The major drawback of LA is how spreadout it is. We are planning to visit LA in January for a week. Which is the best place to stay- we want to to do the the usuaual touristy things in Beverley Hills, Universal Studios, Disney Land and the Beaches. We are thinking of spending a few days in Beverly Hills or Sunset Blvd and few days in Laguna Beach. Please recommend some kid friendly hotels or alternative locations to stay at.

Calamari Dec 16th, 2003 07:00 PM

I was born & raised in L.A. Went to school in Brentwood. Spent lost of time in that part of town. Must say, I really hate L.A. Sad, since it is where I am from, but true, one can never truely go home. What a dump!

Alisa Dec 17th, 2003 09:45 PM

LA certainly has its charm. I've lived here for years. You can't beat the weather.

Tommorrow I am going to interview applicants for a program at UCLA from all over the country. They will get to experience sunshine, a lovely Farmer's Market in Westwood, and friendly people.
People from out of state really do find LA special--most people, that is.

Yes we have traffic-whatever. We also have lovely museums, miles of coastline, mountains, amazing restaurants....

I'll tell you, although I have been a Westsider for over 15 years, I have been spending a lot of time in the Toluca Lake/Burbank area, which is lovely. Little restaurants, a bit quieter than the Westside. Not bad!

Note to RJW-it is hard to belive that Long Beach is changing so much. I remember when the Pine Street started revitalizing. I waitressed at "Perry's Pasta" when it opened in 1986! Don't know if it is still there.

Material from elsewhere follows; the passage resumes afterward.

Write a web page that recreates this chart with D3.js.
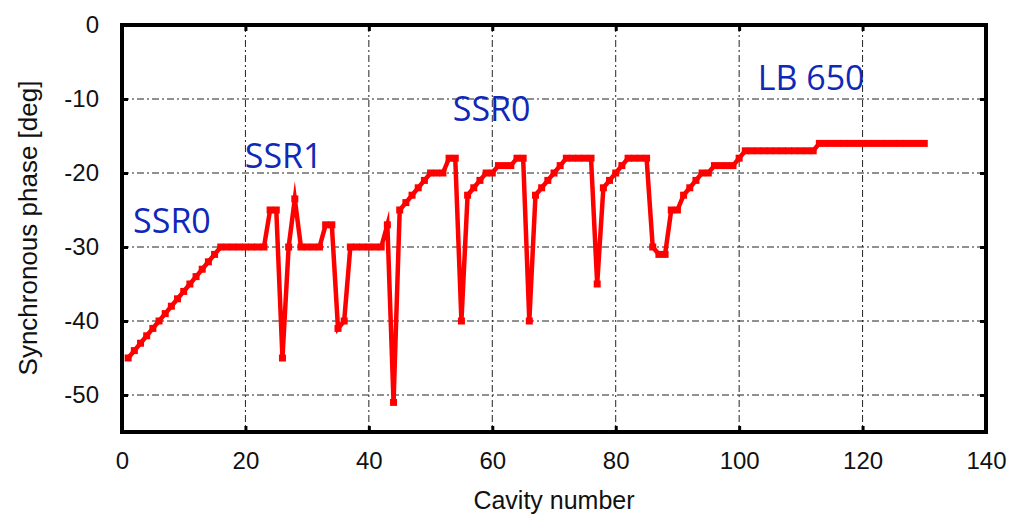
<!DOCTYPE html>
<html>
<head>
<meta charset="utf-8">
<script src="https://cdn.jsdelivr.net/npm/d3@7"></script>
<style>
  body { margin: 0; background: #fff; }
  svg { display: block; }
</style>
</head>
<body>
<div id="container"></div>
<script>
// Synchronous phase per cavity (cavity numbers start at 1)
const firstCavity = 1;
const phase = [
  -45, -44, -43, -42, -41, -40, -39, -38, -37, -36, -35, -34, -33, -32, -31,
  -30, -30, -30, -30, -30, -30, -30, -30,
  -25, -25, -45, -30, -23.5, -30, -30, -30, -30, -27, -27, -41, -40,
  -30, -30, -30, -30, -30, -30, -27, -51,
  -25, -24, -23, -22, -21, -20, -20, -20, -18, -18, -40,
  -23, -22, -21, -20, -20, -19, -19, -19, -18, -18, -40,
  -23, -22, -21, -20, -19, -18, -18, -18, -18, -18, -35,
  -22, -21, -20, -19, -18, -18, -18, -18, -30, -31, -31, -25, -25,
  -23, -22, -21, -20, -20, -19, -19, -19, -19, -18,
  -17, -17, -17, -17, -17, -17, -17, -17, -17, -17, -17, -17,
  -16, -16, -16, -16, -16, -16, -16, -16, -16, -16, -16, -16, -16, -16, -16, -16, -16, -16
];
const xTicks = [0, 20, 40, 60, 80, 100, 120, 140];
const yTicks = [0, -10, -20, -30, -40, -50];
const sections = ["SSR0", "SSR1", "SSR0", "LB 650"];
const sectionX = [1.8, 19.9, 53.6, 103];
const sectionY = [-28.1, -19.3, -13, -8.8];

// Layout
let chart_width = 1029;
let chart_height = 519;
let m_left = 122, m_right = 986, m_top = 25, m_bottom = 432;

let data = phase.map((p, i) => ({ cav: firstCavity + i, phase: p }));

let x = d3.scaleLinear().domain([0, 140]).range([m_left, m_right]);
let y = d3.scaleLinear().domain([-55, 0]).range([m_bottom, m_top]);

let svg = d3.select("#container")
  .append("svg")
  .attr("width", chart_width)
  .attr("height", chart_height);

// Grid lines (dash-dot)
let grid = svg.append("g").attr("class", "grid");
grid.selectAll("line.vx")
  .data(xTicks.filter(d => d > 0 && d < 140))
  .enter().append("line")
  .attr("x1", d => x(d)).attr("x2", d => x(d))
  .attr("y1", m_top).attr("y2", m_bottom)
  .attr("stroke", "#222").attr("stroke-width", 1)
  .attr("stroke-dasharray", "7,3,2,3");
grid.selectAll("line.hy")
  .data(yTicks.filter(d => d < 0))
  .enter().append("line")
  .attr("x1", m_left).attr("x2", m_right)
  .attr("y1", d => y(d)).attr("y2", d => y(d))
  .attr("stroke", "#222").attr("stroke-width", 1)
  .attr("stroke-dasharray", "7,3,2,3");

// Axes with inward ticks on all four sides
let tickStyle = g => {
  g.select(".domain").remove();
  g.selectAll(".tick line").attr("stroke", "#000").attr("stroke-width", 3);
  g.selectAll(".tick text")
    .attr("font-family", "'Liberation Sans', Arial, sans-serif")
    .attr("font-size", "24px")
    .attr("fill", "#111");
};

svg.append("g")
  .attr("transform", "translate(0," + m_bottom + ")")
  .call(d3.axisBottom(x).tickValues(xTicks).tickSize(-6).tickPadding(20).tickFormat(d => String(d)))
  .call(tickStyle);
svg.append("g")
  .attr("transform", "translate(0," + m_top + ")")
  .call(d3.axisTop(x).tickValues(xTicks).tickSize(-6).tickFormat(""))
  .call(tickStyle);
svg.append("g")
  .attr("transform", "translate(" + m_left + ",0)")
  .call(d3.axisLeft(y).tickValues(yTicks).tickSize(-6).tickPadding(23).tickFormat(d => String(d)))
  .call(tickStyle);
svg.append("g")
  .attr("transform", "translate(" + m_right + ",0)")
  .call(d3.axisRight(y).tickValues(yTicks).tickSize(-6).tickFormat(""))
  .call(tickStyle);

// Frame
svg.append("rect")
  .attr("x", m_left).attr("y", m_top)
  .attr("width", m_right - m_left).attr("height", m_bottom - m_top)
  .attr("fill", "none").attr("stroke", "#000").attr("stroke-width", 4);

// Phase line
let line = d3.line().x(d => x(d.cav)).y(d => y(d.phase));
svg.append("path")
  .datum(data)
  .attr("d", line)
  .attr("fill", "none")
  .attr("stroke", "#ff0000")
  .attr("stroke-width", 4.5)
  .attr("stroke-linejoin", "miter")
  .attr("stroke-miterlimit", 10);

svg.append("g")
  .selectAll("rect")
  .data(data)
  .enter().append("rect")
  .attr("x", d => x(d.cav) - 3.5)
  .attr("y", d => y(d.phase) - 3.5)
  .attr("width", 7).attr("height", 7)
  .attr("fill", "#ff0000");

// Section labels
svg.append("g")
  .selectAll("text")
  .data(sections)
  .enter().append("text")
  .attr("x", (d, i) => x(sectionX[i]))
  .attr("y", (d, i) => y(sectionY[i]))
  .attr("font-family", "'Open Sans', sans-serif")
  .attr("font-size", "34px")
  .attr("fill", "#1028b8")
  .text(d => d);

// Axis titles
svg.append("text")
  .attr("x", (m_left + m_right) / 2)
  .attr("y", 509)
  .attr("text-anchor", "middle")
  .attr("font-family", "'Liberation Sans', Arial, sans-serif")
  .attr("font-size", "25px")
  .attr("fill", "#111")
  .text("Cavity number");

svg.append("text")
  .attr("transform", "translate(37," + 228 + ") rotate(-90)")
  .attr("text-anchor", "middle")
  .attr("font-family", "'Liberation Sans', Arial, sans-serif")
  .attr("font-size", "26px")
  .attr("fill", "#111")
  .text("Synchronous phase [deg]");
</script>
</body>
</html>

It really is a beutiful street now.

Marilyn Dec 17th, 2003 09:54 PM

I was just there for 4 days, and even though we have dear friends there, and we did some very cool and fun things, and had some good food, I just don't like the place. It feels like it has no soul.

Iregeo Dec 18th, 2003 07:00 AM

Well said, Marilyn! You hit the nail on the head. I've lived here for 20 years (my husband is a local boy) and I still don't like the place. Sure, it has its attributes, but, as you aptly stated, no soul.